While Jason was working on that, I wrote a quick program that calculates the point cloud every frame using all previous data and makes a video out of it so we can see how long it takes to be accurate. It is quite beautifull to watch really. Unfortunatly, it is a .avi video, and browsers wont play it, so here is a nice for it, and a still image.
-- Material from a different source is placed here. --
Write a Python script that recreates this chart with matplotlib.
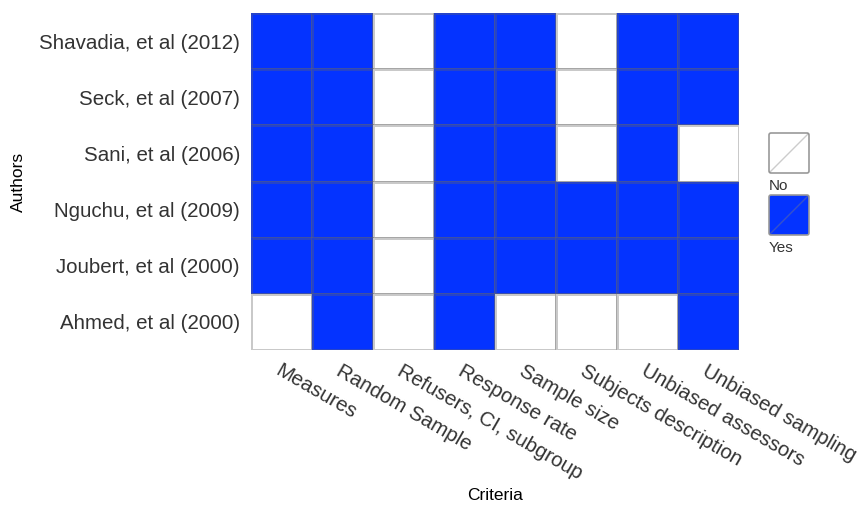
import matplotlib.pyplot as plt
from matplotlib.colors import ListedColormap
from matplotlib.patches import FancyBboxPatch
import numpy as np

AUTHORS = ['Shavadia, et al (2012)', 'Seck, et al (2007)', 'Sani, et al (2006)',
           'Nguchu, et al (2009)', 'Joubert, et al (2000)', 'Ahmed, et al (2000)']
CRITERIA = ['Measures', 'Random Sample', 'Refusers, CI, subgroup', 'Response rate',
            'Sample size', 'Subjects description', 'Unbiased assessors', 'Unbiased sampling']
# 1 = Yes, 0 = No  (rows top to bottom as in AUTHORS)
SHAVADIA = [1, 1, 0, 1, 1, 0, 1, 1]
SECK = [1, 1, 0, 1, 1, 0, 1, 1]
SANI = [1, 1, 0, 1, 1, 0, 1, 0]
NGUCHU = [1, 1, 0, 1, 1, 1, 1, 1]
JOUBERT = [1, 1, 0, 1, 1, 1, 1, 1]
AHMED = [0, 1, 0, 1, 0, 0, 0, 1]
LEVELS = ['No', 'Yes']

BLUE = '#0433FF'
TXT = '#333333'
plt.rcParams['font.family'] = ['Liberation Sans', 'DejaVu Sans']

grid = np.array([SHAVADIA, SECK, SANI, NGUCHU, JOUBERT, AHMED])

fig = plt.figure(figsize=[8.6, 5.09], dpi=100)
ax = fig.add_axes([251 / 860, 1 - 350 / 509, 488 / 860, 337 / 509])
ax.pcolormesh(grid, cmap=ListedColormap(['white', BLUE]), vmin=0, vmax=1,
              edgecolors=(0.4, 0.4, 0.4, 0.35), linewidth=0.8)
ax.set_xlim(0, len(CRITERIA))
ax.set_ylim(len(AUTHORS), 0)
for s in ax.spines.values():
    s.set_visible(False)
ax.set_xticks(np.arange(len(CRITERIA)) + 0.5)
ax.set_yticks(np.arange(len(AUTHORS)) + 0.5)
ax.set_xticklabels(CRITERIA, rotation=-30, ha='left', rotation_mode='anchor',
                   fontsize=14.8, color=TXT)
ax.set_yticklabels(AUTHORS, fontsize=14.8, color=TXT)
ax.tick_params(length=0, pad=8)
ax.set_xlabel('Criteria', fontsize=12.5, labelpad=4)
ax.set_ylabel('Authors', fontsize=12.5)
ax.yaxis.set_label_coords(-225 / 488, 0.5)

# Legend
lax = fig.add_axes([760 / 860, 1 - 260 / 509, 70 / 860, 140 / 509])
lax.set_xlim(0, 70)
lax.set_ylim(140, 0)
lax.axis('off')
for i, (lab, col) in enumerate(zip(LEVELS, ['white', BLUE])):
    y0 = 13 + i * 62
    lax.add_patch(FancyBboxPatch((9, y0), 40, 40, boxstyle='round,pad=0,rounding_size=2',
                                 facecolor=col, edgecolor='#999999', linewidth=1.2))
    lax.plot([10, 48], [y0 + 39, y0 + 1], color=(0.5, 0.5, 0.5, 0.4), lw=1)
    lax.text(9, y0 + 53, lab, fontsize=11, ha='left', va='center', color=TXT)

fig.savefig('out.png', dpi=100)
Conclusion presentation: Nothing worked, we are sorry.

On to happier memories.
On Tuesday we had another cold snap durring a thunderstorm. I love thunderstorms! Rain in general really, but especialy thunderstorms! An this time I had my umbrella prepaired! Oh nothing quite like it. It was the strangest thunderstorm I had ever experienced though. You would see a flash, hear a boom, but you wouldnt see a bolt. Confused by this I checked out all sides of the dorms and nope, no lightning anywhere. Still flasshes, still booms. And then I looked up. Guess where the lightning was? Directly above us. It was strange, the lightning was jumping from one layer of clouds to another without ever hitting the ground or being very visible. Still, it was fun.

On Friday we all went out to eat at a fish and chips shop. I went in expecting Ivers. There was a lot on the menu so I ordered the sampler platter. Something like 3 types of fish, shrimp, oysters, and prawns I think. Oh, and a bowl of clam chowder. Now, I should mention, that this sea food joint is right on the coast. Like you can not get CLOSER to the gulf of mexico than this resturant. So I figured "oh, its fresh fish". But it didnt taste particularily fresh. Part way through I mention to Jason that the sea food here is not as fresh tasting as it is in Seattle. He looks right at me and says "Of course not, they buy the sea food here from pikes place market."....

What kinda company buys Sea food from a suplier 2000 miles away when they are ON AN OCEAN!??? I dont know, but they did.

And thus concluded another week. By this time I had found another good food spot, Whataburger! Oh Whataburgers are so good! And starting at 11pm they start serving breakfast! If you ever get hungry at 11, go to a Whataburger and grab a Sausage BOB.